## [Your task]
Nothing after the line with "8, 10, 12];" belongs in the copy; extract the lines below from the top through that line, pictures left out.

## [Dataset content]
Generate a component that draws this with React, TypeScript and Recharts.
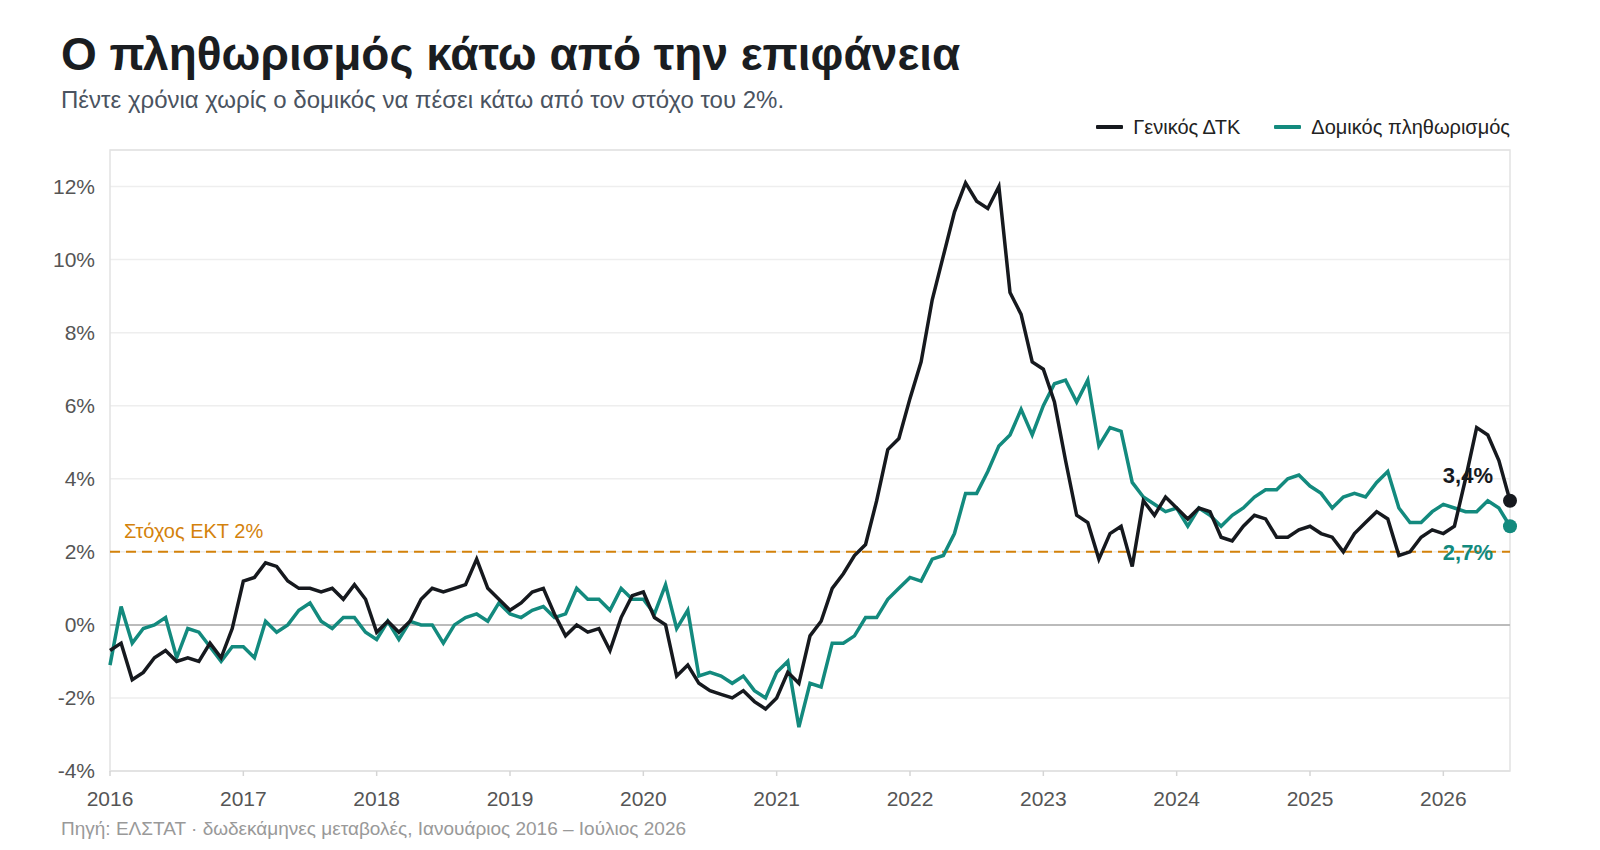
import { CartesianGrid, LineChart, Line, ReferenceArea, ReferenceLine, XAxis, YAxis } from "recharts";

const years = ["2016", "2017", "2018", "2019", "2020", "2021", "2022", "2023", "2024", "2025", "2026"];
const yTicks = [-4, -2, 0, 2, 4, 6, 8, 10, 12];

// Γενικός ΔΤΚ, Jan 2016 - Jul 2026
const headline = [
  -0.7, -0.5, -1.5, -1.3, -0.9, -0.7, -1.0, -0.9, -1.0, -0.5, -0.9, -0.1,
  1.2, 1.3, 1.7, 1.6, 1.2, 1.0, 1.0, 0.9, 1.0, 0.7, 1.1, 0.7,
  -0.2, 0.1, -0.2, 0.1, 0.7, 1.0, 0.9, 1.0, 1.1, 1.8, 1.0, 0.7,
  0.4, 0.6, 0.9, 1.0, 0.3, -0.3, 0.0, -0.2, -0.1, -0.7, 0.2, 0.8,
  0.9, 0.2, 0.0, -1.4, -1.1, -1.6, -1.8, -1.9, -2.0, -1.8, -2.1, -2.3,
  -2.0, -1.3, -1.6, -0.3, 0.1, 1.0, 1.4, 1.9, 2.2, 3.4, 4.8, 5.1,
  6.2, 7.2, 8.9, 10.1, 11.3, 12.1, 11.6, 11.4, 12.0, 9.1, 8.5, 7.2,
  7.0, 6.1, 4.5, 3.0, 2.8, 1.8, 2.5, 2.7, 1.6, 3.4, 3.0, 3.5,
  3.2, 2.9, 3.2, 3.1, 2.4, 2.3, 2.7, 3.0, 2.9, 2.4, 2.4, 2.6,
  2.7, 2.5, 2.4, 2.0, 2.5, 2.8, 3.1, 2.9, 1.9, 2.0, 2.4, 2.6,
  2.5, 2.7, 4.0, 5.4, 5.2, 4.5, 3.4,
];

// Δομικός πληθωρισμός
const core = [
  -1.1, 0.5, -0.5, -0.1, 0.0, 0.2, -0.9, -0.1, -0.2, -0.6, -1.0, -0.6,
  -0.6, -0.9, 0.1, -0.2, 0.0, 0.4, 0.6, 0.1, -0.1, 0.2, 0.2, -0.2,
  -0.4, 0.1, -0.4, 0.1, 0.0, 0.0, -0.5, 0.0, 0.2, 0.3, 0.1, 0.6,
  0.3, 0.2, 0.4, 0.5, 0.2, 0.3, 1.0, 0.7, 0.7, 0.4, 1.0, 0.7,
  0.7, 0.3, 1.1, -0.1, 0.4, -1.4, -1.3, -1.4, -1.6, -1.4, -1.8, -2.0,
  -1.3, -1.0, -2.8, -1.6, -1.7, -0.5, -0.5, -0.3, 0.2, 0.2, 0.7, 1.0,
  1.3, 1.2, 1.8, 1.9, 2.5, 3.6, 3.6, 4.2, 4.9, 5.2, 5.9, 5.2,
  6.0, 6.6, 6.7, 6.1, 6.7, 4.9, 5.4, 5.3, 3.9, 3.5, 3.3, 3.1,
  3.2, 2.7, 3.2, 3.0, 2.7, 3.0, 3.2, 3.5, 3.7, 3.7, 4.0, 4.1,
  3.8, 3.6, 3.2, 3.5, 3.6, 3.5, 3.9, 4.2, 3.2, 2.8, 2.8, 3.1,
  3.3, 3.2, 3.1, 3.1, 3.4, 3.2, 2.7,
];

const TARGET = 2;

const BLACK = "#16191e";
const TEAL = "#138a7e";
const ORANGE = "#d4820b";
const FONT = '"Liberation Sans", Arial, Helvetica, sans-serif';

const data = headline.map((v, i) => ({ t: i, headline: v, core: core[i] }));
const lastIndex = data.length - 1;
const xTicks = years.map((_, i) => i * 12);

const fmt = (v: number) => `${v.toFixed(1).replace(".", ",")}%`;

const endDot = (color: string, labelDy: number) => (props: any) => {
  const { cx, cy, index, value } = props;
  if (index !== lastIndex) return <g key={`d-${index}`} />;
  const v = Array.isArray(value) ? value[1] : value;
  return (
    <g key={`d-${index}`}>
      <circle cx={cx} cy={cy} r={7} fill={color} />
      <text x={cx - 17} y={cy + labelDy} textAnchor="end" fill={color} fontSize={22} fontWeight="bold" fontFamily={FONT}>
        {fmt(v)}
      </text>
    </g>
  );
};

const TargetLabel = (props: any) => {
  const { viewBox } = props;
  return (
    <text x={viewBox.x + 14} y={viewBox.y - 14} fill={ORANGE} fontSize={20} fontFamily={FONT}>
      Στόχος ΕΚΤ 2%
    </text>
  );
};

const LegendItem = ({ color, text }: { color: string; text: string }) => (
  <div style={{ display: "flex", alignItems: "center" }}>
    <span style={{ width: 27, height: 4, background: color, borderRadius: 1, marginRight: 10 }} />
    <span>{text}</span>
  </div>
);

export default function App() {
  return (
    <div style={{ position: "absolute", left: 0, top: 0, width: 1600, height: 850, background: "#fff", fontFamily: FONT, overflow: "hidden" }}>
      <div style={{ position: "absolute", left: 61, top: 31, fontSize: 46, lineHeight: "46px", fontWeight: "bold", color: "#1a1d21" }}>
        Ο πληθωρισμός κάτω από την επιφάνεια
      </div>
      <div style={{ position: "absolute", left: 61, top: 88, fontSize: 24, lineHeight: "24px", color: "#4a5360" }}>
        Πέντε χρόνια χωρίς ο δομικός να πέσει κάτω από τον στόχο του 2%.
      </div>
      <div style={{ position: "absolute", right: 90, top: 117, fontSize: 20, lineHeight: "20px", color: "#222", display: "flex", gap: 34 }}>
        <LegendItem color={BLACK} text="Γενικός ΔΤΚ" />
        <LegendItem color={TEAL} text="Δομικός πληθωρισμός" />
      </div>

      <div style={{ position: "absolute", left: 0, top: 0 }}>
        <LineChart width={1600} height={850} data={data} margin={{ top: 150, right: 90, bottom: 49, left: 50 }}>
          <CartesianGrid horizontal vertical={false} stroke="#eeeeee" strokeWidth={1.5} />
          <ReferenceArea x1={0} x2={126} y1={-4} y2={13} fill="none" stroke="#e2e2e2" strokeWidth={1.5} />
          <XAxis
            dataKey="t"
            type="number"
            domain={[0, 126]}
            ticks={xTicks}
            tickFormatter={(v: number) => years[v / 12]}
            axisLine={{ stroke: "#e2e2e2", strokeWidth: 1.5 }}
            tickLine={{ stroke: "#d5d5d5", strokeWidth: 1.5 }}
            tickSize={5}
            tickMargin={15}
            tick={{ fill: "#555", fontSize: 21, fontFamily: FONT }}
          />
          <YAxis
            type="number"
            domain={[-4, 13]}
            ticks={yTicks}
            tickFormatter={(v: number) => `${v}%`}
            axisLine={false}
            tickLine={false}
            tickSize={0}
            tickMargin={15}
            width={60}
            tick={{ fill: "#555", fontSize: 21, fontFamily: FONT }}
          />
          <ReferenceLine y={0} stroke="#bbbbbb" strokeWidth={2} />
          <ReferenceLine y={TARGET} stroke={ORANGE} strokeWidth={2} strokeDasharray="10 6" label={<TargetLabel />} />
          <Line
            dataKey="core"
            type="linear"
            stroke={TEAL}
            strokeWidth={3.5}
            dot={endDot(TEAL, 34)}
            activeDot={false}
            isAnimationActive={false}
          />
          <Line
            dataKey="headline"
            type="linear"
            stroke={BLACK}
            strokeWidth={3.5}
            dot={endDot(BLACK, -18)}
            activeDot={false}
            isAnimationActive={false}
          />
        </LineChart>
      </div>

      <div style={{ position: "absolute", left: 61, top: 819, fontSize: 19, lineHeight: "19px", color: "#999" }}>
        Πηγή: ΕΛΣΤΑΤ · δωδεκάμηνες μεταβολές, Ιανουάριος 2016 – Ιούλιος 2026
      </div>
    </div>
  );
}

## [Task solution]
Generate a component that draws this with React, TypeScript and Recharts.
import { CartesianGrid, LineChart, Line, ReferenceArea, ReferenceLine, XAxis, YAxis } from "recharts";

const years = ["2016", "2017", "2018", "2019", "2020", "2021", "2022", "2023", "2024", "2025", "2026"];
const yTicks = [-4, -2, 0, 2, 4, 6, 8, 10, 12];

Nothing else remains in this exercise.